Monday, March 11, 2013

The Long and The Short Of It


I like writing short stories because I am impatient, and because once I know how something works, I’m anxious to use it and move on. Once I know plot and story arc, I’m ready to lay it out and see it finished.

But the novel! Time to build a set, set a scene, decode a character, deconstruct, if you will, a setting or location or a character’s mannerisms! There lies the true joy of writing for me.

Lately I have been focused on shorter pieces; ten- to twenty-thousand words. I think that is because I have stories to tell, but maybe not as much time as I need to tell them in full novel form. That means that some of the joy of writing is lost. On the other hand, getting to “the end” is so satisfying, until I read the story from end-to-end. Then I see places where I feel I can give more depth or perhaps clarity to a character or a plot. Then I want to go back and fill it all in, describe more fully the setting of a scene or the physical expressions of a character. Sometimes I do that, leading me to expand in even more places.

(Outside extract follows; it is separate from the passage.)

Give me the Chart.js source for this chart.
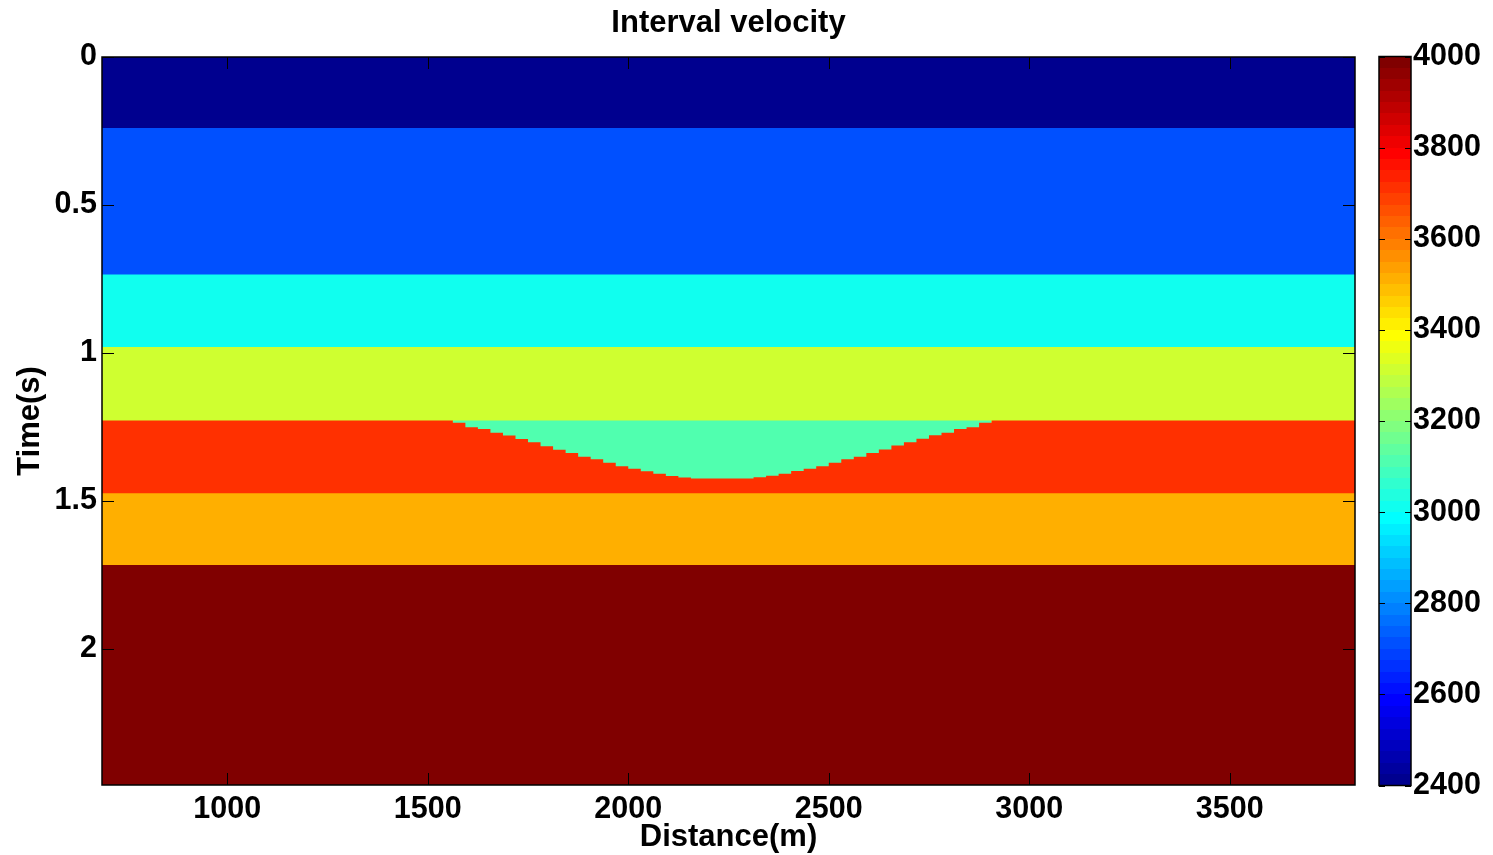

My writing process follows a long-held principle of mine that the first step is to get the story down without paying too much attention to the words. Then I have a skeleton to build on. The shape and structure may change but if I don’t have something to start with, there is no way I can get to the end.

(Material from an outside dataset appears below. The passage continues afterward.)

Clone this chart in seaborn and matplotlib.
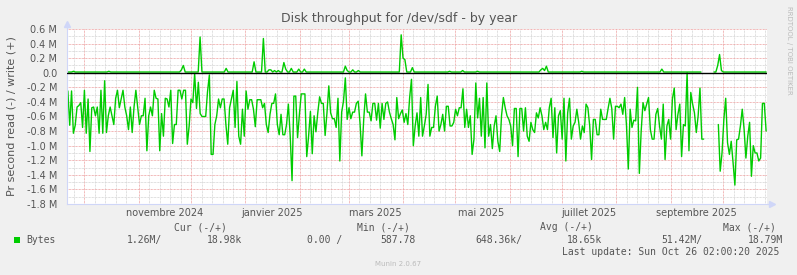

It is in that period between first draft and the final “The End,” that I make a decision about length and form. Writing scenes that create an environment, that give greater form to the story and shape to the characters is where the “feel good” part of writing lies, at least for me. It goes back to my years writing filmscripts, I suppose, and before that, writing for radio. It is possible to use narrative and dialog to tell a whole story, but to truly involve a reader or listener or viewer, it is necessary to set the scene, to give substance to time and place, as well as people.

My first (and so far only) published novel began as a short sketch that was going to explore only a man who let the world around him direct his life. The title, Accidents of Time and Place, expressed the concept I was describing through my central character. As the story developed I felt it was as important to focus on “place” as it was on “time,” and whatever accidental events motivated Hector Collin. By the time I had fully developed all three of those aspects, the short piece became the novel, and the little idea consumed more than a year of my writing. During the process I learned more about my craft than I ever had, and I enjoyed the process almost as much as writing the first script I ever sold.

F. Scott Fitzgerald said it best: You don’t write because you want to say something. You write because you have something to say. Having something to say is the very first and most important part of writing.

How you say it is what makes it worth doing.